Above is the result from Calculate initial load line of valve RF amplifier.

It is popular today to design the transmitter for a nominal 50+j0Ω load, then use an ‘ATU’ to transform the antenna system load to the transmitter, but in earlier days before VSWR meters were so popular, the pi coupler would simply be adjusted to achieve the desired operating point and power output. This article follows the latter path.

Estimate of pi coupler components

We can calculate the values for the pi network using Calculate RF amplifier pi coupler using the design resonant load impedance and nominal external load impedance as a guide to a ‘centre’ design point.

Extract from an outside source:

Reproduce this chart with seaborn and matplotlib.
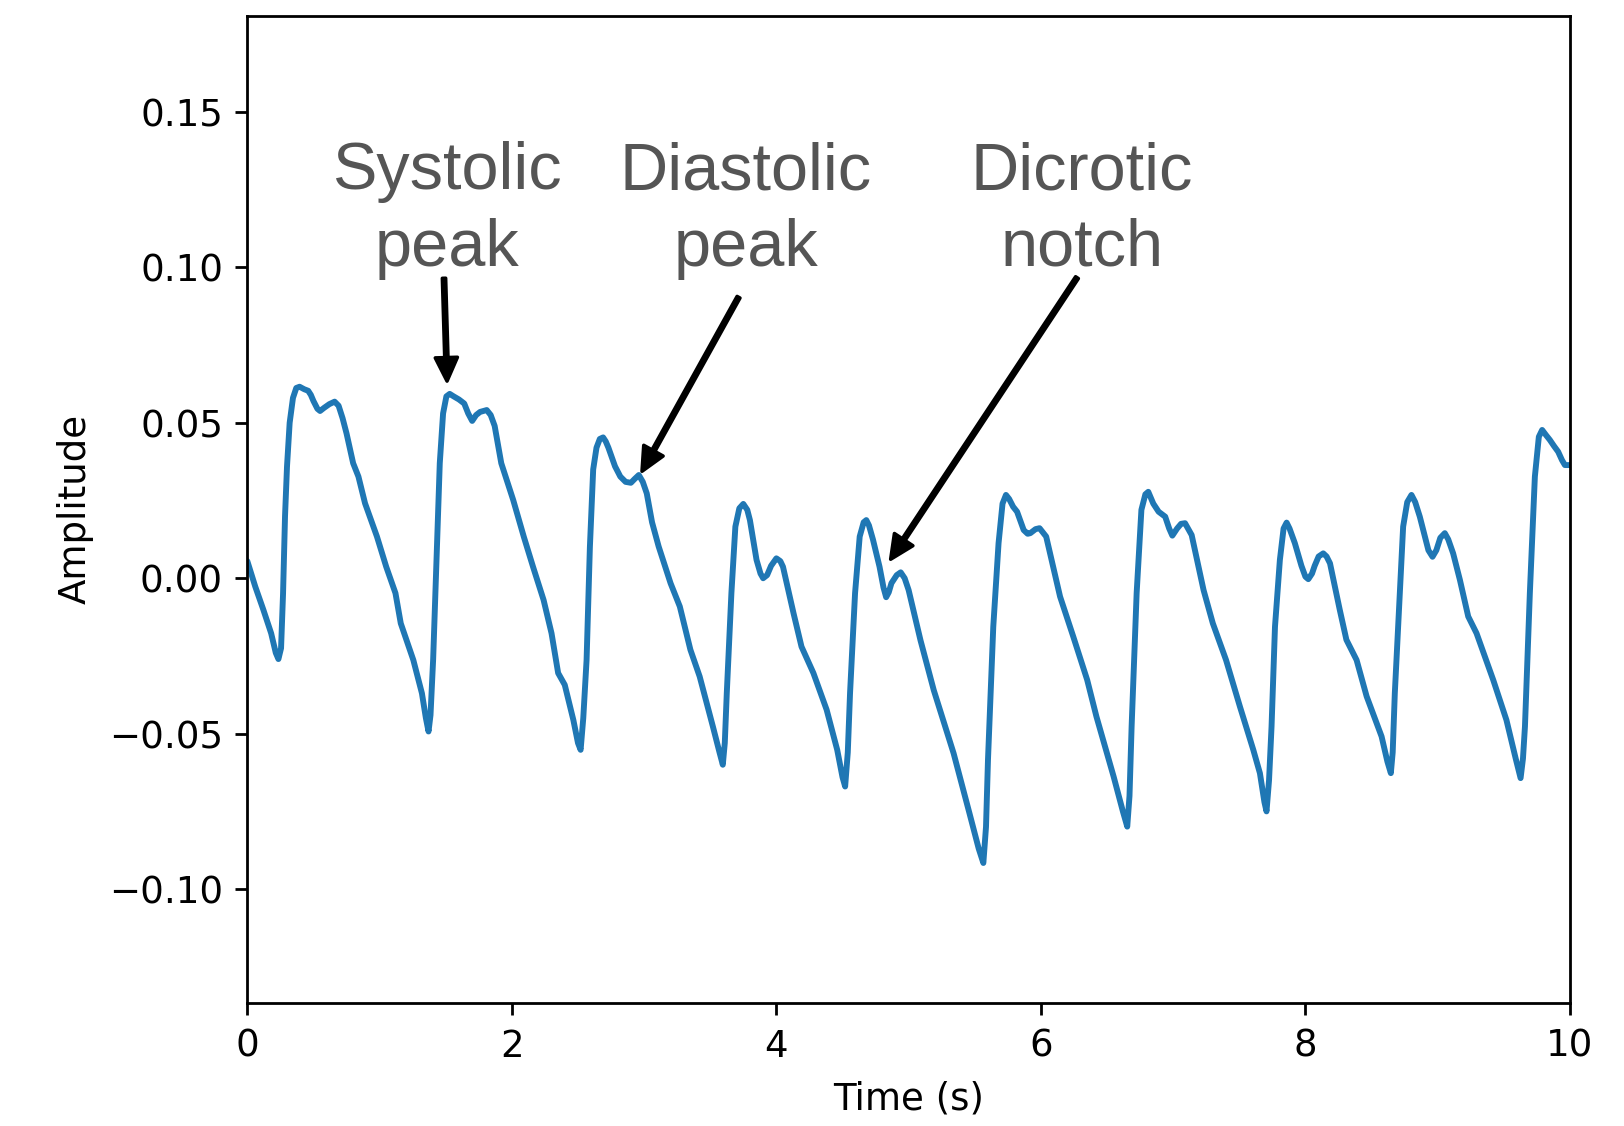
import matplotlib
matplotlib.use("Agg")
import matplotlib.pyplot as plt
import seaborn as sns

# ---- data (PPG waveform) ----
time_s = [
    0.00, 0.06, 0.12, 0.18, 0.215, 0.235, 0.255, 0.27, 0.285, 0.30, 0.32, 0.345, 0.37, 0.395,
    0.43, 0.46, 0.48, 0.50, 0.53, 0.55, 0.58, 0.62, 0.66, 0.69, 0.72, 0.75, 0.80, 0.84, 0.89,
    0.98, 1.05, 1.12, 1.16, 1.255, 1.32, 1.35, 1.37, 1.385, 1.405, 1.43, 1.455, 1.48, 1.505,
    1.53, 1.56, 1.60, 1.64, 1.67, 1.70, 1.73, 1.76, 1.81, 1.84, 1.87, 1.92, 2.01, 2.09, 2.16,
    2.24, 2.30, 2.35, 2.40, 2.465, 2.50, 2.52, 2.54, 2.565, 2.59, 2.615, 2.64, 2.665, 2.69,
    2.71, 2.73, 2.78, 2.82, 2.86, 2.90, 2.93, 2.96, 2.99, 3.02, 3.06, 3.11, 3.20, 3.27, 3.35,
    3.42, 3.52, 3.57, 3.595, 3.61, 3.625, 3.66, 3.69, 3.72, 3.75, 3.78, 3.80, 3.85, 3.88, 3.90,
    3.93, 3.96, 4.00, 4.03, 4.05, 4.13, 4.19, 4.28, 4.38, 4.46, 4.50, 4.52, 4.54, 4.557, 4.595,
    4.63, 4.66, 4.68, 4.70, 4.73, 4.78, 4.81, 4.83, 4.85, 4.87, 4.91, 4.94, 4.97, 5.00, 5.09,
    5.19, 5.34, 5.46, 5.53, 5.565, 5.585, 5.60, 5.64, 5.68, 5.71, 5.736, 5.76, 5.79, 5.82,
    5.87, 5.90, 5.92, 5.96, 5.99, 6.04, 6.145, 6.245, 6.35, 6.42, 6.55, 6.62, 6.653, 6.67,
    6.686, 6.724, 6.76, 6.79, 6.812, 6.85, 6.89, 6.94, 6.97, 6.994, 7.03, 7.06, 7.09, 7.14,
    7.23, 7.30, 7.40, 7.505, 7.606, 7.656, 7.69, 7.706, 7.725, 7.744, 7.77, 7.807, 7.835,
    7.858, 7.88, 7.92, 7.97, 8.00, 8.022, 8.05, 8.07, 8.10, 8.135, 8.16, 8.186, 8.26, 8.31,
    8.387, 8.463, 8.576, 8.62, 8.646, 8.66, 8.676, 8.714, 8.739, 8.77, 8.802, 8.83, 8.865,
    8.93, 8.961, 8.99, 9.02, 9.054, 9.08, 9.117, 9.168, 9.231, 9.294, 9.42, 9.52, 9.59, 9.627,
    9.645, 9.66, 9.697, 9.735, 9.765, 9.79, 9.82, 9.848, 9.88, 9.911, 9.94, 9.962, 10.0,
]
amplitude = [
    0.0055, -0.0027, -0.0100, -0.0177, -0.0240, -0.0260, -0.0225, -0.0050, 0.0200, 0.0360,
    0.0500, 0.0580, 0.0612, 0.0616, 0.0608, 0.0603, 0.0590, 0.0570, 0.0545, 0.0538, 0.0548,
    0.0560, 0.0568, 0.0555, 0.0515, 0.0466, 0.0370, 0.0327, 0.0241, 0.0134, 0.0037, -0.0048,
    -0.0145, -0.0263, -0.0370, -0.0450, -0.0493, -0.0440, -0.0260, 0.0050, 0.0370, 0.0530,
    0.0585, 0.0593, 0.0585, 0.0575, 0.0562, 0.0530, 0.0506, 0.0525, 0.0535, 0.0541, 0.0525,
    0.0490, 0.0370, 0.0252, 0.0134, 0.0037, -0.0070, -0.0177, -0.0305, -0.0343, -0.0456,
    -0.0530, -0.0552, -0.0450, -0.0263, 0.0100, 0.0350, 0.0420, 0.0448, 0.0453, 0.0440,
    0.0420, 0.0360, 0.0327, 0.0310, 0.0307, 0.0320, 0.0332, 0.0310, 0.0273, 0.0180, 0.0102,
    -0.0016, -0.0091, -0.0230, -0.0316, -0.0477, -0.0560, -0.0600, -0.0530, -0.0370, -0.0048,
    0.0166, 0.0225, 0.0239, 0.0220, 0.0187, 0.0059, 0.0015, 0.0000, 0.0010, 0.0040, 0.0064,
    0.0055, 0.0037, -0.0113, -0.0220, -0.0305, -0.0423, -0.0552, -0.0640, -0.0670, -0.0560,
    -0.0370, -0.0048, 0.0134, 0.0180, 0.0187, 0.0170, 0.0125, 0.0037, -0.0030, -0.0061,
    -0.0045, -0.0016, 0.0010, 0.0019, 0.0000, -0.0038, -0.0200, -0.0360, -0.0563, -0.0756,
    -0.0870, -0.0916, -0.0800, -0.0584, -0.0156, 0.0113, 0.0240, 0.0268, 0.0255, 0.0230,
    0.0214, 0.0155, 0.0143, 0.0145, 0.0158, 0.0161, 0.0134, -0.0059, -0.0188, -0.0327,
    -0.0445, -0.0638, -0.0750, -0.0799, -0.0700, -0.0477, -0.0048, 0.0220, 0.0270, 0.0278,
    0.0240, 0.0214, 0.0198, 0.0160, 0.0137, 0.0160, 0.0175, 0.0177, 0.0139, -0.0038, -0.0145,
    -0.0263, -0.0413, -0.0552, -0.0627, -0.0720, -0.0750, -0.0650, -0.0477, -0.0156, 0.0059,
    0.0160, 0.0179, 0.0160, 0.0113, 0.0040, 0.0005, -0.0003, 0.0015, 0.0040, 0.0070, 0.0080,
    0.0070, 0.0048, -0.0102, -0.0198, -0.0263, -0.0380, -0.0509, -0.0590, -0.0627, -0.0560,
    -0.0370, -0.0048, 0.0166, 0.0245, 0.0268, 0.0245, 0.0198, 0.0090, 0.0069, 0.0090, 0.0130,
    0.0145, 0.0125, 0.0080, -0.0005, -0.0123, -0.0177, -0.0327, -0.0456, -0.0580, -0.0643,
    -0.0580, -0.0477, -0.0048, 0.0327, 0.0455, 0.0477, 0.0460, 0.0445, 0.0425, 0.0407, 0.0380,
    0.0364, 0.0364,
]

x_ticks = [0, 2, 4, 6, 8, 10]
y_ticks = [-0.10, -0.05, 0.00, 0.05, 0.10, 0.15]

annotation_labels = ["Systolic\npeak", "Diastolic\npeak", "Dicrotic\nnotch"]
annotation_text_x = [1.51, 3.77, 6.31]
annotation_tail = [(1.487, 0.0965), (3.714, 0.0904), (6.273, 0.0967)]
annotation_tip = [(1.51, 0.0634), (2.984, 0.0344), (4.864, 0.0061)]

# ---- styling ----
sns.set_style("ticks")
plt.rcParams.update({
    "font.family": ["DejaVu Sans"],
    "axes.edgecolor": "black",
    "axes.linewidth": 0.8,
    "text.color": "black",
    "axes.labelcolor": "black",
    "xtick.color": "black",
    "ytick.color": "black",
    "xtick.labelsize": 10.7,
    "ytick.labelsize": 10.7,
    "axes.labelsize": 10.7,
    "axes.labelpad": 4.5,
    "xtick.major.size": 3.5,
    "ytick.major.size": 3.5,
    "xtick.major.width": 0.8,
    "ytick.major.width": 0.8,
    "xtick.major.pad": 3.8,
    "ytick.major.pad": 3.5,
})

DPI = 250
fig = plt.figure(figsize=(1624 / DPI, 1126 / DPI), dpi=DPI)
ax = fig.add_axes([0.1523, 0.1096, 0.8144, 0.8766])

sns.lineplot(x=time_s, y=amplitude, ax=ax, color="#1f77b4", linewidth=1.7)

ax.set_xlim(0, 10)
ax.set_ylim(-0.1365, 0.181)
ax.set_xticks(x_ticks)
ax.set_yticks(y_ticks)
ax.set_yticklabels([f"{v:.2f}".replace("-", "\u2212") for v in y_ticks])
ax.set_xlabel("Time (s)")
ax.set_ylabel("Amplitude")

for label, tx, tail, tip in zip(annotation_labels, annotation_text_x,
                                annotation_tail, annotation_tip):
    ax.text(tx, 0.1005, label, ha="center", va="baseline", multialignment="center",
            fontsize=19.2, color="#555555", family=["Liberation Sans", "DejaVu Sans"],
            linespacing=1.3)
    ax.annotate("", xy=tip, xytext=tail,
                arrowprops=dict(facecolor="black", edgecolor="black", width=0.96,
                                headwidth=6.4, headlength=6.8, shrink=0))

fig.savefig("out.png", dpi=DPI)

Note that in practice, one would want a range of adjustment available for load flexibility, in fact we will see that a much larger C2 is needed for the example scenario discussed below.

SimNEC model of the transmitter output and antenna system

For the purposes of discussion the following assumptions are made:

  • antenna feed point impedance 25+j25Ω;
  • 75m of LMR600 coax feed line;
  • initial pi coupler values from calculation above, essentially that Qw=12; and
  • resonant plate load impedance 2500Ω.

Low loss coax is selected as it will have standing waves which may exacerbate line loss.

Now it is difficult visually to design on a Smith chart at the extremes of 2500 and 25 ohms, so to ‘stay on the map’, the F1 element in the SimNEC model below divides its load side impedance by 50, so when its load is 2500Ω, G sees 50Ω (centre of the map) and the matching objective is to get that point at chart centre.

Cp represents the minimum plate capacitance achievable, C1 must not be adjusted below zero.

Above is the SimNEC model which is available for download.

The load impedance and coax length was chosen to illustrate the challenge of low R with +ve X loads.

The load presented to the pi coupler is 31+j31Ω, the result of the actual load L and transformation in the coax feed line. It is this impedance that drives the pi coupler settings.

In this instance, the pi coupler settings are C1=420pF, L=20µH, C2=3959pF (quite high).

A loss analysis is interesting, the loss from plate to load is 0.65dB, of which 0.36dB is in the coax feed line, or put another way 93% of the plate power reaches the output jack, 86% of the plate power reaches the feed point.

Dowload the SimNEC model and play with it, you might find it instructive: PiCoupler4-400×2.7z.

You could even extend the model to include an ATU adjacent to the pi coupler, and / or a matching network at the load and discover the difference in net power to the load, including that for some loads and configurations it may be better and for others it might be worse. “Better or worse” might also consider inconvenience of matching networks exposed to the weather for example.